Spotify founder, Daniel Ek, has claimed that Swift could make up to US $6 million a year. This earned a rebuke from her manager, Big Machine Music CEO, Scott Borchetta, saying that her catalogue had earned less than half a million dollars in the previous 12 months. For while Spotify may have 40 million or so users, it seems there’s only 12.5 million paid subscribers and it’s the free tier that’s making the difference to Swift, who remains on services such as Vevo, Rdio and Beats.

“With Beats Music and Rhapsody you have to pay for a premium package in order to access my albums,” Swift told Time magazine. “And that places a perception of value on what I’ve created. On Spotify, they don’t have any settings, or any kind of qualifications for who gets what music. I think that people should feel that there is a value to what musicians have created, and that’s that.”

However, overnight it transpired that Swift has sided with Google’s new YouTube Music Key, recently launched utilising a model not unlike Spotify’s. UK singer/songwriter/activist, Billy Bragg, was quick to call her on it via his Facebook page.

“Given that this year is the first to fail to produce a new million selling album, I can understand Taylor Swift wanting to maximise her opportunities with the new record,” Bragg noted,  “and it worked: she shifted 1.28m copies of 1989 in the first week of sale.

“But she should just be honest with her fans and say ‘sorry, but (Google co-founder) Sergey Brin gave me a huge amount of money to be the headline name on the marquee for the launch of YouTube Music Key and so I’ve sold my soul to Google’.”

Swift, meanwhile,  is nowhere near alone on the Spotify scenario, with artists such as The Beatles, Thom Yorke/Radiohead, The Black Keys, AC/DC, Coldplay, David Byrne, Beyonce – who has previously granted access to her releases after a ‘window’ period – and others having downright rejected the platform or had run-ins with it. US country music star, Jason Aldean, last week pulled his new album from the service as well.

In November, 2013, former X-Press Magazine Editor, Julian Tompkin, conducted a rare interview at Spotify’s Stockholm HQ with Jonathan Forster, the service’s General Manager for Europe.

“We’re making investments to support a company that has tens or hundreds of millions of users all over the globe, not just to be a very profitable and loved by the industry Swedish music streaming service, which we could be today,” Forster said, who at the time admitted that user numbers remained frustratingly low.
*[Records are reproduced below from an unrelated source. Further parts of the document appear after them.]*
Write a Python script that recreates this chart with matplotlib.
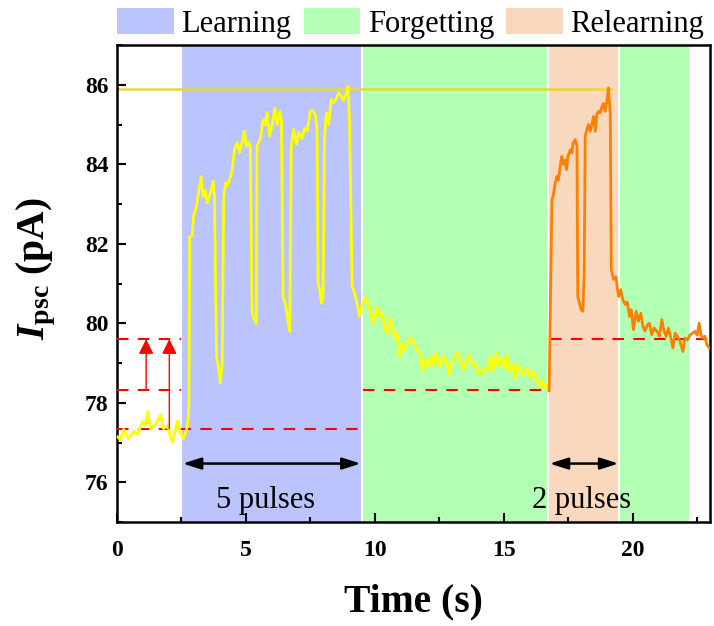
import numpy as np
import matplotlib
matplotlib.use("Agg")
import matplotlib.pyplot as plt
from matplotlib.patches import Patch
from matplotlib.ticker import MultipleLocator

plt.rcParams['font.family'] = ['Liberation Serif', 'DejaVu Serif']
plt.rcParams['mathtext.fontset'] = 'custom'
plt.rcParams['mathtext.it'] = 'Liberation Serif:bold:italic'
plt.rcParams['mathtext.rm'] = 'Liberation Serif:bold'
plt.rcParams['mathtext.bf'] = 'Liberation Serif:bold'

# learning / first forgetting trace (yellow)
t_learn = [0.00, 0.14, 0.25, 0.45, 0.64, 0.79, 0.99, 1.10, 1.18, 1.30, 1.49, 1.69, 1.80, 1.96,
           2.15, 2.27, 2.34, 2.46, 2.58, 2.73, 2.79, 2.82, 2.91, 2.97, 3.08, 3.16, 3.26, 3.34,
           3.42, 3.50, 3.62, 3.73, 3.78, 3.86, 3.95, 4.01, 4.08, 4.14, 4.21, 4.28, 4.36, 4.47,
           4.55, 4.66, 4.75, 4.85, 4.94, 5.02, 5.10, 5.17, 5.24, 5.30, 5.40, 5.43, 5.56, 5.67,
           5.76, 5.82, 5.92, 6.02, 6.12, 6.21, 6.31, 6.38, 6.44, 6.53, 6.62, 6.70, 6.76, 6.85,
           6.96, 7.05, 7.18, 7.28, 7.38, 7.50, 7.60, 7.69, 7.76, 7.80, 7.86, 7.93, 7.99, 8.05,
           8.12, 8.21, 8.30, 8.40, 8.51, 8.60, 8.73, 8.79, 8.90, 8.96, 9.02, 9.12, 9.21, 9.31,
           9.41, 9.50, 9.57, 9.67, 9.76, 9.85, 9.95, 10.09, 10.21, 10.29, 10.38, 10.47, 10.57,
           10.67, 10.77, 10.86, 10.96, 11.05, 11.14, 11.25, 11.35, 11.45, 11.57, 11.67, 11.76,
           11.85, 11.96, 12.09, 12.18, 12.27, 12.38, 12.51, 12.60, 12.70, 12.78, 12.90, 12.99,
           13.08, 13.16, 13.25, 13.31, 13.44, 13.55, 13.64, 13.77, 13.86, 13.96, 14.06, 14.16,
           14.28, 14.37, 14.48, 14.58, 14.71, 14.80, 14.93, 15.06, 15.12, 15.22, 15.35, 15.45,
           15.53, 15.64, 15.77, 15.90, 16.03, 16.15, 16.27, 16.37, 16.48, 16.61, 16.67, 16.74]
i_learn = [77.15, 77.07, 77.33, 77.10, 77.28, 77.20, 77.53, 77.45, 77.77, 77.35, 77.45, 77.70,
           77.35, 77.42, 77.00, 77.35, 77.55, 77.25, 77.10, 77.40, 77.90, 82.18, 82.20, 82.70,
           82.94, 83.28, 83.69, 83.19, 83.35, 83.03, 83.28, 83.57, 83.20, 79.17, 78.83, 78.50,
           79.00, 83.19, 83.53, 83.45, 83.60, 83.86, 84.36, 84.54, 84.30, 84.55, 84.83, 84.45,
           84.55, 84.45, 80.26, 80.14, 80.00, 84.45, 84.64, 85.12, 84.99, 85.30, 84.70, 85.00,
           85.42, 85.00, 85.33, 85.10, 80.67, 80.50, 80.09, 79.80, 84.45, 84.87, 84.50, 84.80,
           84.65, 84.90, 84.85, 85.33, 85.35, 85.25, 84.90, 81.01, 80.85, 80.50, 80.67, 84.70,
           85.30, 85.00, 85.62, 85.55, 85.66, 85.79, 85.70, 85.60, 85.80, 85.96, 85.04, 80.93,
           80.77, 80.50, 80.17, 80.42, 80.59, 80.63, 80.42, 80.25, 80.00, 80.42, 80.17, 80.25,
           79.84, 79.76, 80.13, 79.95, 79.63, 79.75, 79.17, 79.50, 79.33, 79.45, 79.63, 79.60,
           79.42, 79.29, 79.25, 78.79, 79.09, 78.92, 79.17, 78.96, 79.25, 78.90, 79.09, 79.17,
           79.00, 78.70, 79.04, 79.13, 79.25, 79.21, 79.04, 78.84, 79.04, 79.21, 78.96, 79.00,
           78.84, 78.71, 78.80, 78.88, 78.80, 79.17, 78.80, 79.25, 78.90, 79.13, 78.88, 79.21,
           78.80, 78.96, 78.62, 78.96, 78.80, 78.71, 78.88, 78.62, 78.79, 78.62, 78.41, 78.54,
           78.38, 78.46, 78.30]

# relearning trace (orange)
t_relearn = [16.76, 16.87, 16.93, 17.00, 17.06, 17.12, 17.19, 17.25, 17.32, 17.38, 17.43, 17.49,
             17.58, 17.64, 17.69, 17.77, 17.84, 17.87, 17.94, 18.00, 18.07, 18.12, 18.16, 18.22,
             18.29, 18.35, 18.42, 18.48, 18.55, 18.61, 18.67, 18.74, 18.81, 18.87, 18.93, 19.00,
             19.06, 19.13, 19.17, 19.26, 19.35, 19.45, 19.54, 19.62, 19.71, 19.79, 19.88, 19.94,
             20.03, 20.14, 20.22, 20.32, 20.40, 20.48, 20.57, 20.65, 20.74, 20.83, 20.94, 21.04,
             21.13, 21.22, 21.30, 21.39, 21.48, 21.56, 21.65, 21.74, 21.84, 21.95, 22.03, 22.12,
             22.23, 22.33, 22.42, 22.50, 22.58, 22.65, 22.72, 22.80, 22.88, 22.97]
i_relearn = [78.30, 83.10, 83.25, 83.53, 83.69, 83.60, 83.95, 84.20, 84.00, 84.10, 83.87, 84.20,
             84.36, 84.28, 84.53, 84.62, 84.45, 80.67, 80.50, 80.34, 80.30, 81.30, 84.70, 84.87,
             85.00, 84.83, 85.00, 85.20, 84.83, 85.25, 85.33, 85.29, 85.45, 85.53, 85.33, 85.58,
             85.92, 85.29, 81.35, 81.10, 81.17, 80.67, 80.84, 80.59, 80.47, 80.53, 80.17, 80.34,
             79.84, 80.30, 80.05, 80.25, 79.92, 79.80, 79.96, 80.00, 79.71, 79.88, 79.80, 79.67,
             80.09, 79.80, 79.67, 79.88, 79.63, 79.38, 79.75, 79.67, 79.54, 79.29, 79.63, 79.58,
             79.71, 79.75, 79.80, 79.70, 80.00, 79.71, 79.63, 79.67, 79.46, 79.38]

# phase shading: (start, end, colour)
phase_names = ['Learning', 'Forgetting', 'Relearning']
phase_colors = ['#BBC4FC', '#B3FFB3', '#FAD8BE']
phase_start = [2.52, 9.56, 16.77, 19.52]
phase_end = [9.45, 16.66, 19.43, 22.20]
phase_kind = [0, 1, 2, 1]

# reference levels
peak_level = 85.9
base_level = 77.35
forget_level = 78.33
relearn_level = 79.6

# arrows, annotations
arrow_x = [1.13, 2.03]
arrow_from = [78.33, 77.35]
pulse_spans = [(2.55, 9.45), (16.78, 19.45)]
pulse_labels = ['5 pulses', '2 pulses']
pulse_text_x = [5.77, 18.0]


def main():
    fig = plt.figure(figsize=(7.14, 6.26), dpi=100)
    ax = fig.add_axes([117 / 714, 1 - 522 / 626, 593 / 714, 477 / 626])

    for s, e, k in zip(phase_start, phase_end, phase_kind):
        ax.axvspan(s, e, color=phase_colors[k], lw=0, zorder=0)

    ax.plot([0, 19.2], [peak_level, peak_level], color='#E6D83C', lw=1.8, zorder=2)

    # dashed reference levels
    dash = (0, (5.5, 4.5))
    ax.plot([0, 9.45], [base_level, base_level], color='red', lw=1.5, ls=dash, zorder=3)
    ax.plot([0, 2.5], [forget_level, forget_level], color='red', lw=1.5, ls=dash, zorder=3)
    ax.plot([9.56, 16.75], [forget_level, forget_level], color='red', lw=1.5, ls=dash, zorder=3)
    ax.plot([0, 2.5], [relearn_level, relearn_level], color='red', lw=1.5, ls=dash, zorder=3)
    ax.plot([16.8, 23], [relearn_level, relearn_level], color='red', lw=1.5, ls=dash, zorder=3)

    ax.plot(t_learn, i_learn, color='#FFFF00', lw=2.0, zorder=4)
    ax.plot(t_relearn, i_relearn, color='#FF8000', lw=2.0, zorder=4)

    for x, y0 in zip(arrow_x, arrow_from):
        ax.annotate('', xy=(x, relearn_level), xytext=(x, y0),
                    arrowprops=dict(arrowstyle='-|>,head_width=0.45,head_length=0.9',
                                    color='red', lw=1.0, shrinkA=0, shrinkB=0), zorder=5)

    for (s, e), lab, tx in zip(pulse_spans, pulse_labels, pulse_text_x):
        ax.annotate('', xy=(e, 76.47), xytext=(s, 76.47),
                    arrowprops=dict(arrowstyle='<|-|>,head_width=0.35,head_length=1.1',
                                    color='black', lw=1.8, shrinkA=0, shrinkB=0), zorder=5)
        ax.text(tx, 75.55, lab, ha='center', va='center', fontsize=22, zorder=5)

    ax.set_xlim(0, 23)
    ax.set_ylim(75, 87)
    ax.xaxis.set_major_locator(MultipleLocator(5))
    ax.xaxis.set_minor_locator(MultipleLocator(2.5))
    ax.yaxis.set_major_locator(MultipleLocator(2))
    ax.yaxis.set_minor_locator(MultipleLocator(1))
    ax.tick_params(which='both', direction='in', width=1.5, top=False, right=False)
    ax.tick_params(which='major', length=6.5, labelsize=17)
    ax.tick_params(which='minor', length=3.5)
    ax.tick_params(axis='x', pad=13)
    ax.tick_params(axis='y', pad=6)
    for lab in ax.get_xticklabels() + ax.get_yticklabels():
        lab.set_fontweight('bold')
    for sp in ax.spines.values():
        sp.set_linewidth(1.8)

    ax.set_xlabel('Time (s)', fontsize=28.5, fontweight='bold')
    ax.xaxis.set_label_coords(0.5, -0.128)
    ax.xaxis.label.set_va('top')
    ax.set_ylabel(r'$I_{\rm psc}$ (pA)', fontsize=28.5, fontweight='bold')
    ax.yaxis.set_label_coords(-0.1, 0.53)

    handles = [Patch(facecolor=c, edgecolor='none') for c in phase_colors]
    fig.legend(handles, phase_names, loc='upper left', bbox_to_anchor=(117 / 714, 1 - 8 / 626),
               ncol=3, frameon=False, fontsize=22, borderpad=0, borderaxespad=0,
               handlelength=1.85, handleheight=0.95, handletextpad=0.25, columnspacing=0.4)

    fig.savefig('out.png', dpi=100)


if __name__ == "__main__":
    main()
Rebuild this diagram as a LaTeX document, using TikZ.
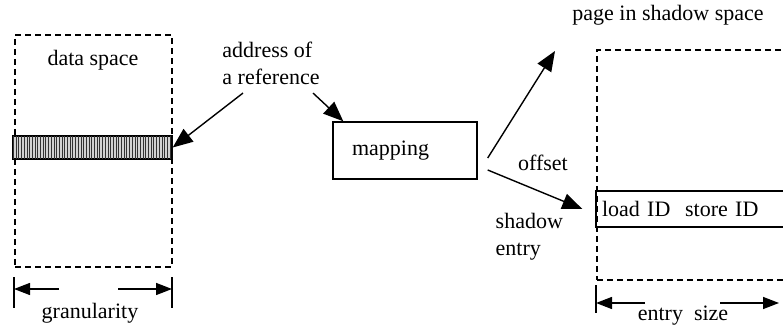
\documentclass[tikz,border=0pt]{standalone}
\usepackage{fontspec}
\setmainfont{Liberation Serif}
\usetikzlibrary{arrows.meta, positioning, patterns.meta}

\begin{document}
\begin{tikzpicture}[
  x=1pt, y=1pt,
  font=\rmfamily\fontsize{22}{27}\selectfont,
  line width=1.4pt,
  space/.style={draw,dash pattern=on 6pt off 4pt,minimum width=#1,
    minimum height=230pt,inner sep=0pt},
  grainbar/.style={draw,fill=gray!35,minimum width=159pt,minimum height=23pt,
    inner sep=0pt,postaction={pattern={Lines[angle=90,distance=2.7pt,line width=0.9pt]},
    pattern color=black!80}},
  mapbox/.style={draw,minimum width=144pt,minimum height=57pt,inner xsep=19pt,
    text width=106pt,align=left},
  entrybox/.style={draw,minimum width=190pt,minimum height=36pt,inner xsep=6pt,
    text width=178pt,align=left},
  lbl/.style={inner sep=0pt,align=left},
  arr/.style={-{Triangle[length=20pt,width=16pt]}},
  dimarr/.style={-{Triangle[length=16pt,width=12pt]}},
]
\useasboundingbox (0,0) rectangle (783,326);

% Data space
\node[space=157pt, minimum height=232pt] (dataspace) at (93.5,175) {};
\node[lbl] (dslabel) at (93,266) {data space};
\node[grainbar] (grain) at (92.5,178.5) {};

% Address
\node[lbl] (addr) at (271,263) {address of\\a reference};

% Mapping
\node[mapbox] (mapping) at (405,175.5) {mapping};

% Shadow page
\node[lbl] (pagelabel) at (668,311) {page in shadow space};
\node[space=187pt] (pagebox) at (690.5,161) {};
\node[entrybox] (entry) at (691,117) {load ID\ \ store ID};

% Labels of the outputs
\node[lbl] (offset) at (543,163) {offset};
\node[lbl, anchor=west] (shadow) at (495,89) {shadow\\entry};

% Coordinates for free ends
\coordinate (addrA) at ([xshift=-28pt,yshift=-8pt]addr.south);
\coordinate (addrB) at ([xshift=42pt,yshift=-8pt]addr.south);
\coordinate (offsetfrom) at ([shift={(10,-7.5)}]mapping.east);
\coordinate (entryfrom) at ([shift={(10,-19.5)}]mapping.east);
\coordinate (pagetip) at (555,275);

% Arrows
\draw[arr] (addrA) -- (grain.east);
\draw[arr] (addrB) -- ([xshift=11pt]mapping.north west);
\draw[arr] (offsetfrom) -- (pagetip);
\draw[arr] (entryfrom) -- ([xshift=-13pt]entry.west);

% Granularity
\node[lbl] (gran) at (90,13) {granularity};
\coordinate (gl) at (14,37);
\coordinate (gr) at (172,37);
\draw (14,18) -- (14,49);
\draw (172,18) -- (172,49);
\draw[dimarr] (59,37) -- (gl);
\draw[dimarr] (118,37) -- (gr);

% Entry size
\node[lbl] (esize) at (683,10) {entry\ \ size};
\coordinate (el) at (596,23);
\coordinate (er) at (779,23);
\draw (596,13) -- (596,41);
\draw[dimarr] (645,23) -- (el);
\draw[dimarr] (720,23) -- (er);

\end{tikzpicture}
\end{document}
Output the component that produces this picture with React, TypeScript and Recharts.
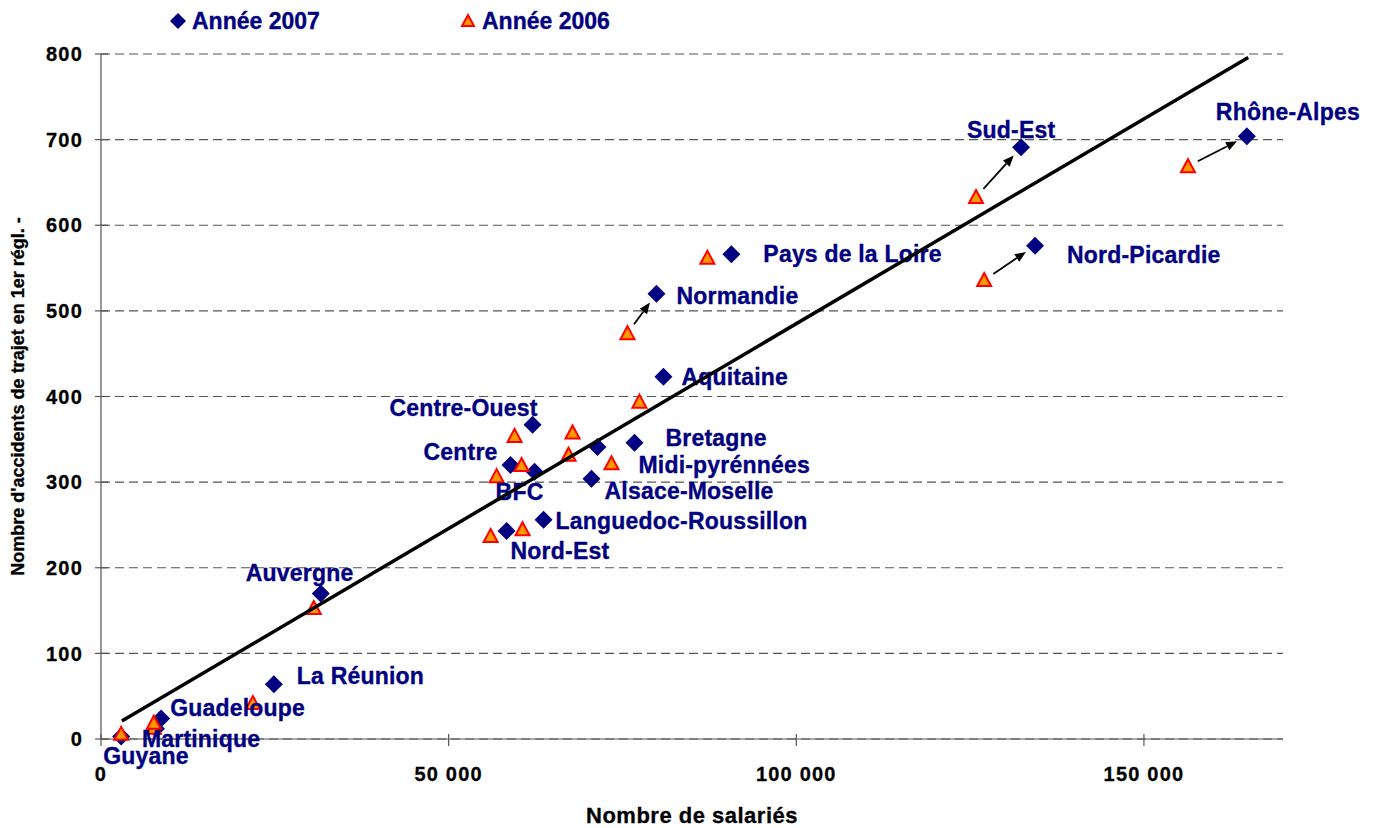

His next comment, ironically, echoed what so many musicians say in relation to streaming services.

“It’s hard, and it’s always been hard to make a huge living doing the thing you love,” he stated. “It’s tricky. We don’t have all the answers. It’s never been that easy for artists; I think there’s a myth that it is. We often say in the start-up world the best entrepreneurs are the ones that didn’t give up.”

‘Imma let you finish…’  yelped Kanye West, interrupting Swift’s victory speech that (seemingly) long ago night at the MTV Video Music Awards.

Well Yeezy, it appears that Taylor Swift isn’t finished yet, clearly not by  a long-shot.